When a client arrives to pick up a pair of guitars, Luttrell turns his attention back to musical instruments,
“Here you are!” Luttrell says, lifting a case from the row of waiting guitars. “It’s in good shape now, and it plays great. And here’s your Les Paul. The frets are still very flat, so it has a little overtone here and there - but that’s just the fret tops. The action is good. It’s not super buzzy anywhere.”
A short technical discussion of re-fretting ensues, with a quick side tangent to the pros and cons of leaving staining on guitars when selling them (Luttrell’s opinion: leave the stains. They add character and a sense of history). The client asks a few questions regarding the proper wiring of certain electric guitars, and bids Luttrell goodbye. Within seconds, the phone rings, and Luttrell makes a quick appointment to meet another customer at the barn in fifteen minutes.

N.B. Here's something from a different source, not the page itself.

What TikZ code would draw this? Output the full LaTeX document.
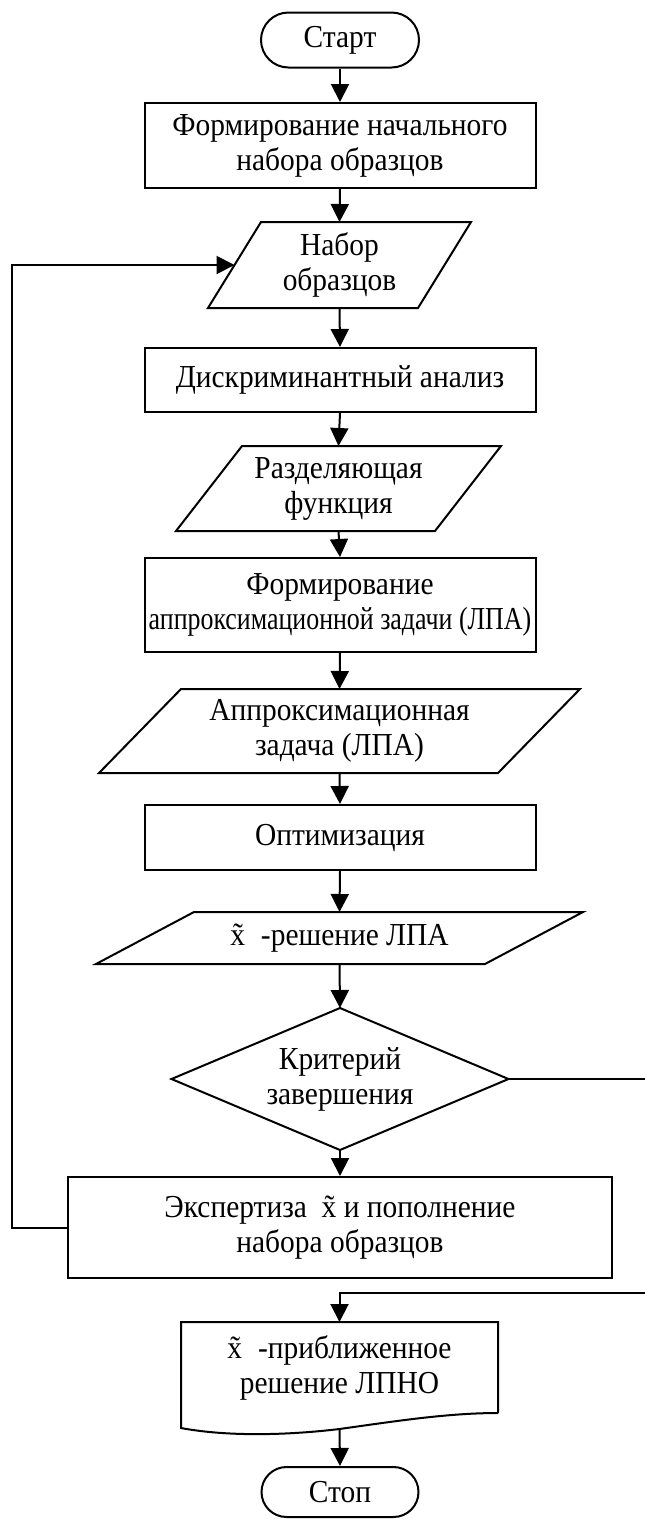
\documentclass[tikz,border=0pt]{standalone}
\usepackage{fontspec}
\setmainfont{Liberation Serif}[FakeStretch=0.92]
\usetikzlibrary{arrows.meta,calc}
\begin{document}
\begin{tikzpicture}[x=1pt,y=-1pt,line width=2pt,
  every node/.style={font=\fontsize{32}{35}\selectfont,align=center,inner sep=0pt},
  proc/.style={draw,rectangle,minimum width=391pt},
  term/.style={draw,rectangle},
  io/.style={rectangle,draw=none},
  arr/.style={-{Triangle[length=18pt,width=18pt]}}]
\useasboundingbox (0,0) rectangle (645,1519);
% nodes
\node[term,minimum width=158pt,minimum height=55pt,rounded corners=27.5pt] (start) at (340,40) {Старт};
\node[proc,minimum height=85pt] (b1) at (340,145.5) {Формирование начального\\набора образцов};
\node[io,minimum width=261pt,minimum height=84pt] (p1) at (339.5,265) {Набор\\образцов};
\draw ([xshift=53pt]p1.north west) -- (p1.north east) -- ([xshift=-53pt]p1.south east) -- (p1.south west) -- cycle;
\node[proc,minimum height=64pt] (b2) at (340,380) {Дискриминантный анализ};
\node[io,minimum width=323pt,minimum height=83pt] (p2) at (338.5,488.5) {Разделяющая\\функция};
\draw ([xshift=66pt]p2.north west) -- (p2.north east) -- ([xshift=-66pt]p2.south east) -- (p2.south west) -- cycle;
\node[proc,minimum height=94pt] (b3) at (340,605) {Формирование\\\scalebox{0.88}[1]{аппроксимационной задачи (ЛПА)}};
\node[io,minimum width=479pt,minimum height=82pt] (p3) at (339.5,731) {Аппроксимационная\\задача (ЛПА)};
\draw ([xshift=82pt]p3.north west) -- (p3.north east) -- ([xshift=-82pt]p3.south east) -- (p3.south west) -- cycle;
\node[proc,minimum height=65pt] (b4) at (340,837.5) {Оптимизация};
\node[io,minimum width=485pt,minimum height=50pt] (p4) at (339.5,938) {\~x\enspace-решение ЛПА};
\draw ([xshift=98pt]p4.north west) -- (p4.north east) -- ([xshift=-98pt]p4.south east) -- (p4.south west) -- cycle;
\node[io,minimum width=335pt,minimum height=140pt] (dia) at (340,1079) {Критерий\\завершения};
\draw (dia.north) -- (dia.east) -- (dia.south) -- (dia.west) -- cycle;
\node[proc,minimum width=544pt,minimum height=101pt] (b5) at (340,1227.5) {Экспертиза \ \~x и пополнение\\набора образцов};
\node[io,minimum width=315pt,minimum height=89pt] (doc) at (339.5,1367.5) {\~x\enspace-приближенное\\решение ЛПНО};
\draw (doc.south east) -- (doc.north east) -- (doc.north west) -- ($(doc.south west)+(0,15)$)
  .. controls +(48,9) and +(-50,6) .. ($(doc.south)+(0,16)$)
  .. controls +(57,-8) and +(-50,0) .. (doc.south east);
\coordinate (docb) at ($(doc.south)+(0,16)$);
\node[term,minimum width=157pt,minimum height=50pt,rounded corners=25pt] (stop) at (340,1492) {Стоп};
% connectors
\draw[arr] (start.south) -- (b1.north);
\draw[arr] (b1.south) -- (p1.north);
\draw[arr] (p1.south) -- (b2.north);
\draw[arr] (b2.south) -- (p2.north);
\draw[arr] (p2.south) -- (b3.north);
\draw[arr] (b3.south) -- (p3.north);
\draw[arr] (p3.south) -- (b4.north);
\draw[arr] (b4.south) -- (p4.north);
\draw[arr] (p4.south) -- (dia.north);
\draw[arr] (dia.south) -- (b5.north);
\coordinate (p1in) at ($([xshift=53pt]p1.north west)!0.5!(p1.south west)$);
\coordinate (lp) at (12,265);
\draw[arr] (b5.west) -| (lp) -- (p1in);
\coordinate (rr) at (652,1293);
\draw[arr] (dia.east) -| (rr) -| (doc.north);
\draw[arr] (docb) -- (stop.north);
\end{tikzpicture}
\end{document}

Asked how he ended up channeling his tinkering talents into a successful career repairing guitars, Luttrell explains that he’d always been interested in lutherie, having worked on his own guitars as a teenager. But he never aspired to a career as a luthier until he found himself at a crossroads, living in San Francisco with a big decision to make.
“I was working at a telecom company, because a buddy hired me even though I had zero skill with computers,” he says. “I had a bass guitar that needed some fret work, so I sent it up to a buddy in Oregon to do the work. When it came back, it was not good. I knew right away I could have done a better job myself. Surprise, surprise, I got laid off at the telecom company, but I was given a little itty-bitty severance package. I decided right then that I was never going to apply for a job again. I was going to start a business of my own.”
Having always had an interest in guitars, Luttrell called around to shops in the city, asking how busy they were, and found that every shop had more work than it could handle.
“I decided I would open my own shop,” he says. Taking his severance money, he traveled up to Calgary, in Canada, to take guitar repair classes at a place called The Fretworks.
“My main reason for going there was the owner, a guy named Miles Jones,” he says. “His whole push was, you come here if you want to start your own shop. I learned the bread-and-butter repairs - fret-work, nut making, fretwork, set-up work, electronics. You down into the core skills that every repair shop needs. I was told that even if you learn nothing but those five core skills, you can have a successful shop.”